● What needs to be done
Return all lines where the word "this" can be found.

(Source code of charts)

** Begin **

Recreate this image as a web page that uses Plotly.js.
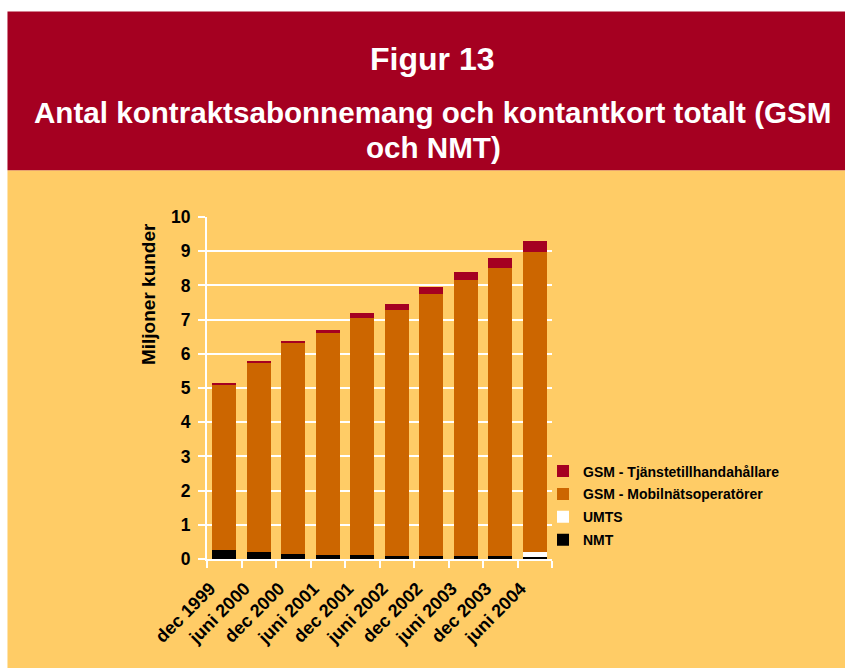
<!DOCTYPE html>
<html>
<head>
<meta charset="utf-8">
<script src="https://cdn.plot.ly/plotly-3.0.1.min.js"></script>
<style>
html,body{margin:0;padding:0;background:#ffffff;}
#chart{width:845px;height:668px;}
</style>
</head>
<body>
<div id="chart"></div>
<script>
// ---- data ----
var categories = ['dec 1999','juni 2000','dec 2000','juni 2001','dec 2001','juni 2002','dec 2002','juni 2003','dec 2003','juni 2004'];
var nmt    = [0.27, 0.20, 0.15, 0.12, 0.11, 0.10, 0.10, 0.10, 0.09, 0.07];
var umts   = [0, 0, 0, 0, 0, 0, 0, 0, 0.01, 0.13];
var gsmMob = [4.82, 5.52, 6.17, 6.48, 6.94, 7.18, 7.66, 8.05, 8.40, 8.77];
var gsmTj  = [0.06, 0.06, 0.06, 0.10, 0.14, 0.18, 0.18, 0.23, 0.29, 0.32];
var seriesNames = ['NMT', 'UMTS', 'GSM - Mobilnätsoperatörer', 'GSM - Tjänstetillhandahållare'];
var yTicks = [0,1,2,3,4,5,6,7,8,9,10];
var figTitle = 'Figur 13';
var subTitle1 = 'Antal kontraktsabonnemang och kontantkort totalt (GSM';
var subTitle2 = 'och NMT)';
var yTitle = 'Miljoner kunder';

// ---- geometry ----
var W = 845, H = 668;
var L = 206.7, R = 552, T = 216.7, B = 559.2;
function px(x){ return (x - L) / (R - L); }
function py(y){ return (B - y) / (B - T); }

var RED = '#A50021', YEL = '#FFCC66', ORA = '#CC6600';
var FONT = 'Liberation Sans, Arial, sans-serif';

var colors = ['#000000', '#FFFFFF', ORA, RED];
var values = [nmt, umts, gsmMob, gsmTj];
var traces = values.map(function(v, i){
  return {
    type: 'bar', x: categories, y: v, name: seriesNames[i],
    legendgroup: 'g' + i,
    legendrank: 10 - i,
    marker: {color: colors[i], line: {width: 0}}
  };
});

var layout = {
  width: W, height: H,
  margin: {l: L, r: W - R, t: T, b: H - B, pad: 0},
  paper_bgcolor: '#FFFFFF',
  plot_bgcolor: 'rgba(0,0,0,0)',
  barmode: 'stack',
  bargap: 0.3,
  showlegend: true,
  font: {family: FONT, color: '#000000'},
  xaxis: {
    type: 'category',
    tickangle: -45,
    tickson: 'boundaries',
    ticks: 'outside', ticklen: 7, tickwidth: 2, tickcolor: '#FFFFFF',
    showline: true, linecolor: '#FFFFFF', linewidth: 2,
    showgrid: false,
    ticklabelstandoff: 10,
    ticklabelshift: -14,
    tickfont: {family: FONT, size: 18, color: '#000000', weight: 'bold'},
    fixedrange: true
  },
  yaxis: {
    range: [0, 10],
    tickvals: yTicks,
    ticks: 'outside', ticklen: 7, tickwidth: 2, tickcolor: '#FFFFFF',
    showline: true, linecolor: '#FFFFFF', linewidth: 2,
    showgrid: true, gridcolor: '#FFFFFF', gridwidth: 2,
    zeroline: false,
    ticklabelstandoff: 4,
    tickfont: {family: FONT, size: 17.5, color: '#000000', weight: 'bold'},
    fixedrange: true
  },
  legend: {
    x: px(543), y: py(455.5), xanchor: 'left', yanchor: 'top',
    bgcolor: 'rgba(0,0,0,0)',
    traceorder: 'grouped',
    tracegroupgap: 1.7,
    font: {family: FONT, size: 14, color: '#000000', weight: 'bold'}
  },
  shapes: [
    {type: 'rect', xref: 'paper', yref: 'paper', layer: 'below',
     x0: px(7), x1: px(W + 5), y0: py(170), y1: py(H + 5),
     fillcolor: YEL, line: {width: 0}},
    {type: 'rect', xref: 'paper', yref: 'paper', layer: 'below',
     x0: px(7), x1: px(W + 5), y0: py(11), y1: py(170),
     fillcolor: RED, line: {width: 0}}
  ],
  annotations: [
    {text: figTitle, xref: 'paper', yref: 'paper', x: px(432), y: py(58),
     xanchor: 'center', yanchor: 'middle', showarrow: false,
     font: {family: FONT, size: 32, color: '#FFFFFF', weight: 'bold'}},
    {text: subTitle1, xref: 'paper', yref: 'paper', x: px(432.5), y: py(112),
     xanchor: 'center', yanchor: 'middle', showarrow: false,
     font: {family: FONT, size: 29.6, color: '#FFFFFF', weight: 'bold'}},
    {text: subTitle2, xref: 'paper', yref: 'paper', x: px(433), y: py(147),
     xanchor: 'center', yanchor: 'middle', showarrow: false,
     font: {family: FONT, size: 29.6, color: '#FFFFFF', weight: 'bold'}},
    {text: yTitle, xref: 'paper', yref: 'paper', x: px(148), y: py(293.5),
     xanchor: 'center', yanchor: 'middle', textangle: -90, showarrow: false,
     font: {family: FONT, size: 19, color: '#000000', weight: 'bold'}}
  ]
};

Plotly.newPlot('chart', traces, layout, {displayModeBar: false, staticPlot: true});
</script>
</body>
</html>
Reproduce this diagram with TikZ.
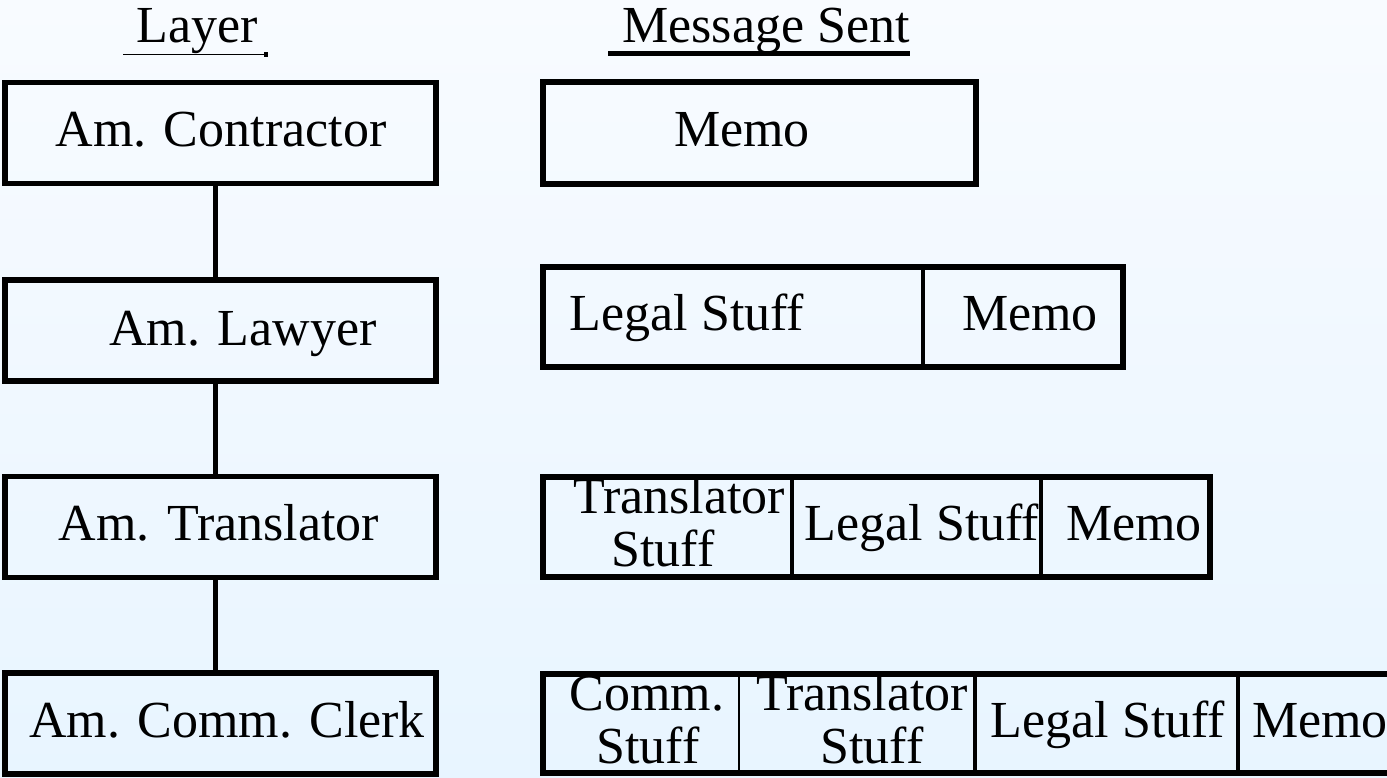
\documentclass[tikz,border=0pt]{standalone}
\usepackage{fontspec}
\setmainfont{Liberation Serif}
\usetikzlibrary{calc}
\definecolor{bgtop}{RGB}{248,251,255}
\definecolor{bgbot}{RGB}{232,245,255}
\tikzset{
  txt/.style={inner sep=0pt, anchor=base, font=\fontsize{52}{52}\selectfont},
  layerbox/.style={draw, line width=5.5pt, inner sep=0pt, minimum width=431pt, minimum height=101pt},
  cell/.style={inner sep=0pt, minimum height=100pt},
  outer/.style={line width=5.5pt},
  divider/.style={line width=3.5pt},
  conn/.style={line width=5.5pt},
}
\begin{document}
\begin{tikzpicture}[x=1pt,y=-1pt]
\useasboundingbox (0,0) rectangle (1387,778);
\shade[top color=bgtop, bottom color=bgbot] (0,0) rectangle (1387,778);

% headers
\node[txt] (hlayer) at (197,43) {Layer};
\draw[line width=1.5pt] (123,54.5) -- (267,54.5);
\fill (264,52.5) rectangle (268,57);
\node[txt] (hmsg) at (766,43) {Message Sent};
\draw[line width=5pt] (608,54) -- (910,54);

% layer boxes
\node[layerbox] (L1) at (220.5,133) {};
\node[layerbox] (L2) at (220.5,330.5) {};
\node[layerbox] (L3) at (220.5,527) {};
\node[layerbox] (L4) at (220.5,723.5) {};
\node[txt] (tL1) at (221,147) {Am. Contractor};
\node[txt] (tL2) at (243,345) {Am. Lawyer};
\node[txt] (tL3) at (219,540) {Am. Translator};
\node[txt] (tL4) at (227,737) {Am. Comm. Clerk};
\draw[conn] ($(L1.south)+(-5,0)$) -- ($(L2.north)+(-5,0)$);
\draw[conn] ($(L2.south)+(-5,0)$) -- ($(L3.north)+(-5,0)$);
\draw[conn] ($(L3.south)+(-5,0)$) -- ($(L4.north)+(-5,0)$);

% row 1
\node[cell, minimum width=433pt, minimum height=102pt] (m1a) at (759.5,133) {};
\draw[outer] (m1a.north west) rectangle (m1a.south east);
\node[txt] (t1a) at (742,147) {Memo};

% row 2
\node[cell, minimum width=380pt] (m2a) at (733,317) {};
\node[cell, minimum width=200pt] (m2b) at (1023,317) {};
\draw[outer] (m2a.north west) rectangle (m2b.south east);
\draw[divider] (m2a.north east) -- (m2a.south east);
\node[txt] (t2a) at (687,330) {Legal Stuff};
\node[txt] (t2b) at (1030,330) {Memo};

% row 3
\node[cell, minimum width=249pt] (m3a) at (667.5,527) {};
\node[cell, minimum width=249pt] (m3b) at (916.5,527) {};
\node[cell, minimum width=169pt] (m3c) at (1125.5,527) {};
\draw[outer] (m3a.north west) rectangle (m3c.south east);
\draw[divider] (m3a.north east) -- (m3a.south east);
\draw[divider] (m3b.north east) -- (m3b.south east);
\node[txt] (t3a1) at (679,513) {Translator};
\node[txt] (t3a2) at (663,566) {Stuff};
\node[txt] (t3b) at (922,540) {Legal Stuff};
\node[txt] (t3c) at (1134,540) {Memo};

% row 4
\node[cell, minimum width=196pt, minimum height=99pt] (m4a) at (641,723.5) {};
\node[cell, minimum width=236pt, minimum height=99pt] (m4b) at (857,723.5) {};
\node[cell, minimum width=263pt, minimum height=99pt] (m4c) at (1106.5,723.5) {};
\node[cell, minimum width=162pt, minimum height=99pt] (m4d) at (1319,723.5) {};
\draw[outer] (m4a.north west) rectangle (m4d.south east);
\draw[line width=2.5pt] (m4a.north east) -- (m4a.south east);
\draw[divider] (m4b.north east) -- (m4b.south east);
\draw[divider] (m4c.north east) -- (m4c.south east);
\node[txt] (t4a1) at (647,710) {Comm.};
\node[txt] (t4a2) at (648,763) {Stuff};
\node[txt] (t4b1) at (862,710) {Translator};
\node[txt] (t4b2) at (872,763) {Stuff};
\node[txt] (t4c) at (1108,737) {Legal Stuff};
\node[txt] (t4d) at (1320,737) {Memo};
\end{tikzpicture}
\end{document}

** End **

● Response
Recreate this image as a web page that uses Plotly.js.
Reproduce this diagram with TikZ.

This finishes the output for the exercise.